Dirk Smeesters, the former psychology professor at Erasmus University found to have committed misconduct, has had another paper retracted.
Here’s the notice:
The following article has been retracted by the Editor and publishers of Psychological Science:
Liu, J. (E.), Vohs, K. D., & Smeesters, D. (2011). Money and mimicry: When being mimicked makes people feel threatened. Psychological Science, 22, 1150–1151. doi:10.1177/0956797611418348
The retraction follows the results of an investigation into the work of author Dirk Smeesters. The Smeesters Follow-Up Investigation Committee of Erasmus University Rotterdam has determined the following in regard to the retracted article:The paper indicates that the variable Liking of the confederate consists of two items with α = 0.91, whereas a reconstruction of the data proves that three items were used with α = 0.90.The authors state that respondents were randomly assigned to the different experimental conditions.

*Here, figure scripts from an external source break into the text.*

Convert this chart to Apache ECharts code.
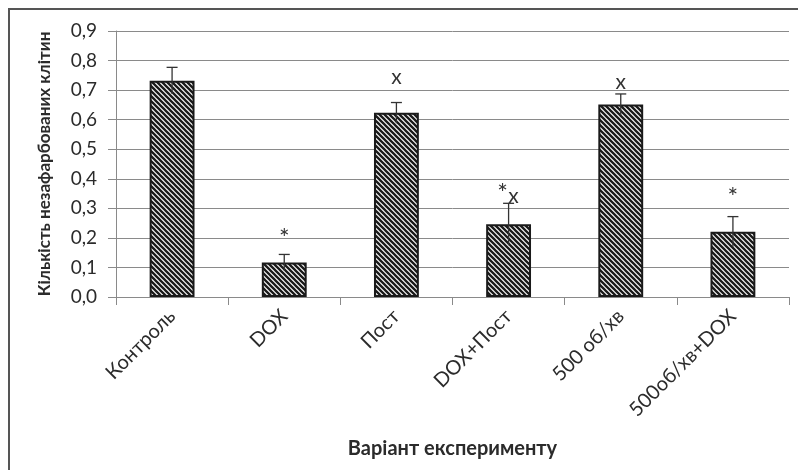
<!DOCTYPE html>
<html>
<head>
<meta charset="utf-8">
<script src="https://cdn.jsdelivr.net/npm/echarts@6/dist/echarts.min.js"></script>
<style>
  html, body { margin: 0; padding: 0; background: #fff; }
  #chart { width: 798px; height: 470px; }
</style>
</head>
<body>
<div id="chart"></div>
<script>
var categories = ['Контроль', 'DOX', 'Пост', 'DOX+Пост', '500 об/хв', '500об/хв+DOX'];
var values = [0.732, 0.117, 0.623, 0.246, 0.651, 0.221];
var errors = [0.045, 0.027, 0.035, 0.071, 0.036, 0.051];
// significance marks: value level where each mark sits
var starAt = [null, 0.196, null, 0.35, null, 0.335];
var crossAt = [null, null, 0.745, 0.34, 0.725, null];
var yTicks = ['0,0', '0,1', '0,2', '0,3', '0,4', '0,5', '0,6', '0,7', '0,8', '0,9'];

// hatch pattern for the bars
function makeHatch() {
  var c = document.createElement('canvas');
  c.width = 5; c.height = 5;
  var ctx = c.getContext('2d');
  ctx.fillStyle = '#fff';
  ctx.fillRect(0, 0, 5, 5);
  ctx.strokeStyle = '#1a1a1a';
  ctx.lineWidth = 2.3;
  [-5, 0, 5].forEach(function (o) {
    ctx.beginPath();
    ctx.moveTo(-1, o - 1);
    ctx.lineTo(6, o + 6);
    ctx.stroke();
  });
  return c;
}

var chart = echarts.init(document.getElementById('chart'));
var textFont = 'Lato';

chart.setOption({
  animation: false,
  textStyle: { fontFamily: textFont },
  graphic: [{
    type: 'rect',
    shape: { x: 9, y: 9, width: 800, height: 470 },
    style: { fill: 'none', stroke: '#555', lineWidth: 2 },
    silent: true
  }],
  grid: { left: 116, right: 9, top: 31, bottom: 173 },
  xAxis: {
    type: 'category',
    data: categories,
    boundaryGap: true,
    axisLine: { lineStyle: { color: '#8a8a8a', width: 1 } },
    axisTick: { show: true, length: 8, lineStyle: { color: '#8a8a8a' } },
    axisLabel: { rotate: 45, margin: 16, fontSize: 20, color: '#2b2b2b', fontFamily: textFont },
    name: 'Варіант експерименту',
    nameLocation: 'middle',
    nameGap: 142,
    nameTextStyle: { fontSize: 20, fontWeight: 'bold', color: '#2b2b2b', fontFamily: textFont }
  },
  yAxis: {
    type: 'value',
    min: 0,
    max: 0.9,
    interval: 0.1,
    axisLine: { show: true, lineStyle: { color: '#8a8a8a', width: 1 } },
    axisTick: { show: true, length: 8, lineStyle: { color: '#8a8a8a' } },
    splitLine: { lineStyle: { color: '#8a8a8a', width: 1 } },
    axisLabel: {
      fontSize: 19, color: '#2b2b2b', margin: 19, fontFamily: textFont,
      formatter: function (v) { return yTicks[Math.round(v * 10)]; }
    },
    name: 'Кількість незафарбованих клітин',
    nameLocation: 'middle',
    nameGap: 63,
    nameTextStyle: { fontSize: 17, fontWeight: 'bold', color: '#2b2b2b', fontFamily: textFont }
  },
  series: [{
    type: 'bar',
    data: values,
    barWidth: '40%',
    itemStyle: {
      color: { image: makeHatch(), repeat: 'repeat' },
      borderColor: '#1a1a1a',
      borderWidth: 2
    }
  }, {
    type: 'custom',
    data: values.map(function (v, i) { return [i, v, errors[i]]; }),
    z: 5,
    renderItem: function (params, api) {
      var i = api.value(0), v = api.value(1), e = api.value(2);
      var top = api.coord([i, v + e]);
      var bot = api.coord([i, v - e]);
      var children = [
        { type: 'line', shape: { x1: top[0], y1: top[1], x2: bot[0], y2: bot[1] }, style: { stroke: '#333', lineWidth: 1.3 } },
        { type: 'line', shape: { x1: top[0] - 5.5, y1: top[1], x2: top[0] + 5.5, y2: top[1] }, style: { stroke: '#333', lineWidth: 1.3 } }
      ];
      var both = starAt[i] != null && crossAt[i] != null;
      if (starAt[i] != null) {
        var ps = api.coord([i, starAt[i]]);
        children.push({ type: 'text', x: ps[0] + (both ? -6 : 0), y: ps[1],
          style: { text: '*', fontSize: 25, fill: '#333', align: 'center', verticalAlign: 'middle', fontFamily: textFont } });
      }
      if (crossAt[i] != null) {
        var pc = api.coord([i, crossAt[i]]);
        children.push({ type: 'text', x: pc[0] + (both ? 5 : 0), y: pc[1],
          style: { text: 'x', fontSize: 21, fill: '#333', align: 'center', verticalAlign: 'middle', fontFamily: textFont } });
      }
      return { type: 'group', children: children };
    }
  }]
});
</script>
</body>
</html>
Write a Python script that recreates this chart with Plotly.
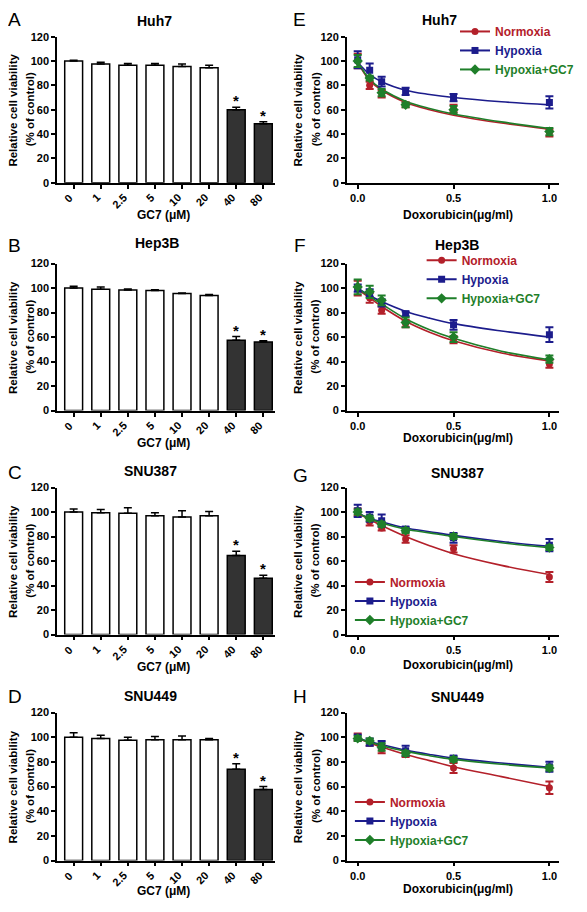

However a test of independence of gender with the experimental conditions shows that this is not the case (p < 0.001). In a response, Smeesters acknowledged this observation. The Committee considers this to be a major methodological mistake that can affect the interpretation of the paper referring to Criterion 7: committing imputable inaccuracies when undertaking research. As Smeesters was in charge of data collection the Committee holds him solely responsible. The Committee recommends retraction of this paper. (Smeesters Follow-Up Investigation Committee, 2014, p. 7)
The committee found no blame on the part of Smeesters’s coauthors, who have seen and agreed to this retraction.
The study has been cited six times, according to Thomson Scientific’s Web of Knowledge.
The university urged a total of seven retractions. This is the fourth.